Another quote from this movie that tugs on those heart strings of mine is when the little girl tells the old man she is scared of growing up. He replies "growing up is not the problem, forgetting is!" UGH. When we are little, we see magic everywhere. It's effortless. Our biggest fears are the monsters under the bed and getting on the bus alone for school. When we get older, it becomes a challenge to see the good in things. We're drowned in cynicism. Our fears become much more dangerous. We start fearing monsters like rejection, pain, lost love. These monsters are the scariest because they're real and they steal innocence, something you don't know you love so dearly until it's gone. No matter what you do in this life, you will need to face the bad at some point. I think what the old man in the Little Prince was getting at is that the real challenge we face is remembering magic in the world despite all the bad, all the monsters. It's not letting yourself forget that child's voice within you, whispering quietly that it wants you to be free. It's being unafraid to love despite knowing, as an experienced grown-up and all, you may lose.
The main reason I brought up the Little Prince is because here, I get to be a kid again. It's a strange dichotomy, because I wear uniforms and have to follow rules and be a responsible adult. But when we have breaks, we are 10 again, silly and fearless, seeking adventure everywhere we go. Yesterday, we spent our break jumping off a wall that is a little too high into each others' arms, simply trusting we wouldn't be dropped. Once our work day ended, we spent hours running around the field playing frisbee until the sky turned red and we got called in for dinner. After dinner, we were assigned cleaning duty and Ian and I had "mop wars" to see who could cover the most hallway the fastest. We ran down the halls, seeing how far we could slide before we fell. I laughed so hard I think it made me drunk. After duty, we played manhunt under the streetlights. Wynn scraped her knee up real bad and it was bleeding all over the place. This guy Braham tripped on his way to the base and slid so hard he ripped his pants. Playing manhunt brought me to a place of nostalgia I haven't visited in a while, a place of scraped knees and giddy competition. I was smiling to myself like an idiot while hiding behind the bushes near my building. I had that very same rush of adrenaline I remember having years ago at family barbecues, when I was about to make a run for it to get to the base, which was always the big rock on Grandma and grandpa's lawn. I realized that I did grow up. I'm 22, my family lives across the country, I have my own health insurance, and I'm responsible when I need to be. I realized I've seen some monsters in my time, but I haven't let them take me down. Most importantly, I haven't forgotten.
~V
Success, for me, happens when I think about all the wonder that is around me. Success is that I've found people that warm my heart just upon thinking of them. Success is finding a moment where I am not afraid I'm not good enough. It is realizing I already have everything I need exactly where I am. Even now, when most of the people I love are thousands of miles away, I think of them and I am home. Damn, this is getting cheesy. Thx a lot Little Prince. Thx for helping remind me that if we don't have love and kindness we don't really have anything at all.

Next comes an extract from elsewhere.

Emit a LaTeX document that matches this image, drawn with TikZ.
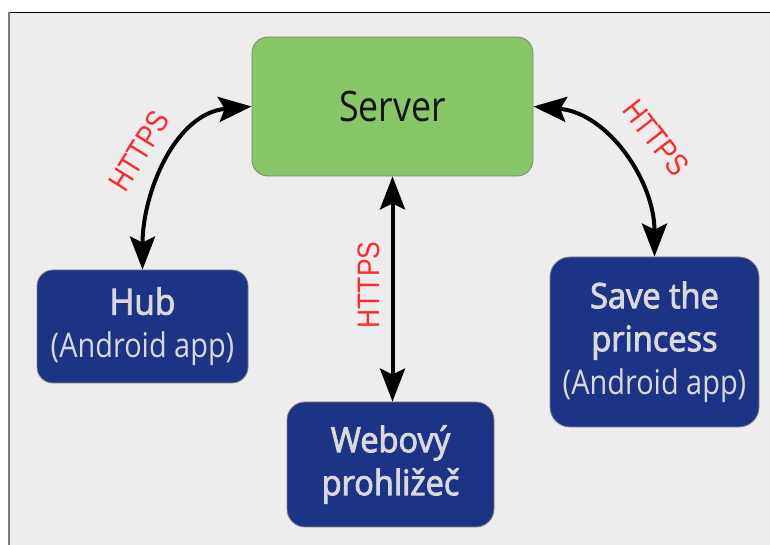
\documentclass[tikz,border=0pt]{standalone}
\usepackage{fontspec}
\usetikzlibrary{arrows.meta}
\newfontfamily\boxfont{Open Sans}[FakeStretch=0.85]
\newfontfamily\boxsemi{Open Sans}[FakeStretch=0.93, FakeBold=2.5]
\newfontfamily\httpsfont{Liberation Sans}[FakeStretch=0.85]
\definecolor{panel}{HTML}{EDEDED}
\definecolor{srvgreen}{HTML}{88C766}
\definecolor{srvtext}{HTML}{141414}
\definecolor{appblue}{HTML}{1C3486}
\definecolor{apptext}{HTML}{D9D9D9}
\definecolor{httpsred}{HTML}{FF2A2A}
\definecolor{boxedge}{HTML}{808080}
\definecolor{leftedge}{HTML}{7A7A7A}
\begin{document}
\begin{tikzpicture}[x=1pt,y=1pt,
  box/.style={draw=boxedge, line width=0.8pt, rounded corners=16pt, inner sep=0pt, align=center},
  appbox/.style={box, fill=appblue, text=apptext, font=\boxfont\fontsize{34}{43}\selectfont},
  link/.style={line width=4pt, {Stealth[length=33pt,width=25pt,inset=6pt]}-{Stealth[length=33pt,width=25pt,inset=6pt]}},
  proto/.style={text=httpsred, font=\httpsfont\fontsize{31}{31}\selectfont, inner sep=0pt}]
\useasboundingbox (0,0) rectangle (770,545);
\fill[white] (0,0) rectangle (770,545);
\fill[panel] (9,0) rectangle (770,532.5);
\draw[black, line width=1.2pt] (9,532.5) -- (770,532.5);
\draw[leftedge, line width=1.2pt] (9,0) -- (9,532.5);

\node[box, fill=srvgreen, text=srvtext, minimum width=281pt, minimum height=139pt,
      font=\boxfont\fontsize{42}{42}\selectfont] (server) at (392.5,438.5) {Server};
\node[appbox, minimum width=211pt, minimum height=113pt] (hub) at (142.5,218.5)
  {{\boxsemi\fontsize{36}{43}\selectfont Hub}\\(Android app)};
\node[appbox, minimum width=209pt, minimum height=170pt, rounded corners=20pt] (save) at (654.5,203)
  {{\boxsemi\fontsize{35}{44}\selectfont Save the}\\{\boxsemi\fontsize{35}{44}\selectfont princess}\\(Android app)};
\node[appbox, minimum width=207pt, minimum height=125pt, rounded corners=18pt] (web) at (390.5,80.5)
  {{\boxsemi\fontsize{35}{42}\selectfont Webový}\\{\boxsemi\fontsize{35}{42}\selectfont prohližeč}};

\draw[link] (hub.north) to[out=90,in=185] (server.west);
\draw[link] (server.east) to[out=-5,in=90] (save.north);
\draw[link] (server.south) -- (server.south |- web.north);

\node[proto, rotate=58] (l1) at (139,394) {HTTPS};
\node[proto, rotate=-52] (l2) at (656,407.5) {HTTPS};
\node[proto, rotate=90] (l3) at (369,260) {HTTPS};
\end{tikzpicture}
\end{document}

Another quote from this movie that tugs on those heart strings of mine is when the little girl tells the old man she is scared of growing up. He replies "growing up is not the problem, forgetting is!" UGH. When we are little, we see magic everywhere. It's effortless. Our biggest fears are the monsters under the bed and getting on the bus alone for school. When we get older, it becomes a challenge to see the good in things. We're drowned in cynicism. Our fears become much more dangerous. We start fearing monsters like rejection, pain, lost love. These monsters are the scariest because they're real and they steal innocence, something you don't know you love so dearly until it's gone. No matter what you do in this life, you will need to face the bad at some point. I think what the old man in the Little Prince was getting at is that the real challenge we face is remembering magic in the world despite all the bad, all the monsters. It's not letting yourself forget that child's voice within you, whispering quietly that it wants you to be free. It's being unafraid to love despite knowing, as an experienced grown-up and all, you may lose.

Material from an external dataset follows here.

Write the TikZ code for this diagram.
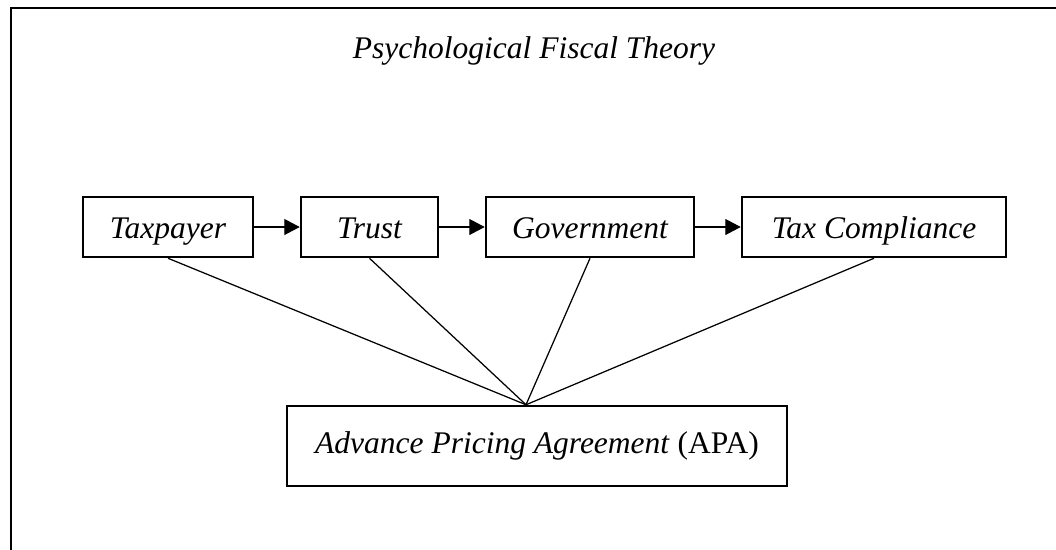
\documentclass[tikz,border=0pt]{standalone}
\usepackage{fontspec}
\setmainfont{Liberation Serif}
\usepackage{tikz}
\usetikzlibrary{arrows.meta,positioning}
\newcommand{\boxfont}{\fontsize{12.6}{15}\selectfont\itshape}

\begin{document}
\begin{tikzpicture}[x=0.4pt,y=-0.4pt,node distance=18.2pt,>={Triangle[length=6.2pt,width=6.4pt]}]
\tikzstyle{box}=[draw,line width=1pt,minimum height=24pt,inner sep=0pt,text height=10pt,text depth=1pt,font=\boxfont]
\tikzstyle{link}=[line width=0.5pt]
\useasboundingbox (0,0) rectangle (1056,549);
\clip (0,0) rectangle (1056,549);
% frame round the whole figure (open to the right and below)
\draw[line width=1pt] (11,8) rectangle (1090,590);
\node[font=\boxfont,anchor=base] (title) at (534,58) {Psychological Fiscal Theory};
\node[box,minimum width=68pt] (taxpayer) at (168,227) {Taxpayer};
\node[box,minimum width=54.8pt,right=of taxpayer] (trust) {Trust};
\node[box,minimum width=83.2pt,right=of trust] (gov) {Government};
\node[box,minimum width=105.6pt,right=of gov] (comply) {Tax Compliance};
\node[draw,line width=1pt,minimum width=200pt,minimum height=32pt,font=\boxfont] (apa) at (537,446) {Advance Pricing Agreement \textup{(APA)}};
\draw[->,link] (taxpayer) -- (trust);
\draw[->,link] (trust) -- (gov);
\draw[->,link] (gov) -- (comply);
% every box leans on the APA
\draw[link] (taxpayer.south) -- ([xshift=-4.4pt]apa.north);
\draw[link] (trust.south) -- ([xshift=-4.4pt]apa.north);
\draw[link] (gov.south) -- ([xshift=-4.4pt]apa.north);
\draw[link] (comply.south) -- ([xshift=-4.4pt]apa.north);
\end{tikzpicture}
\end{document}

The main reason I brought up the Little Prince is because here, I get to be a kid again. It's a strange dichotomy, because I wear uniforms and have to follow rules and be a responsible adult. But when we have breaks, we are 10 again, silly and fearless, seeking adventure everywhere we go. Yesterday, we spent our break jumping off a wall that is a little too high into each others' arms, simply trusting we wouldn't be dropped. Once our work day ended, we spent hours running around the field playing frisbee until the sky turned red and we got called in for dinner. After dinner, we were assigned cleaning duty and Ian and I had "mop wars" to see who could cover the most hallway the fastest. We ran down the halls, seeing how far we could slide before we fell. I laughed so hard I think it made me drunk. After duty, we played manhunt under the streetlights. Wynn scraped her knee up real bad and it was bleeding all over the place. This guy Braham tripped on his way to the base and slid so hard he ripped his pants. Playing manhunt brought me to a place of nostalgia I haven't visited in a while, a place of scraped knees and giddy competition. I was smiling to myself like an idiot while hiding behind the bushes near my building. I had that very same rush of adrenaline I remember having years ago at family barbecues, when I was about to make a run for it to get to the base, which was always the big rock on Grandma and grandpa's lawn. I realized that I did grow up. I'm 22, my family lives across the country, I have my own health insurance, and I'm responsible when I need to be. I realized I've seen some monsters in my time, but I haven't let them take me down. Most importantly, I haven't forgotten.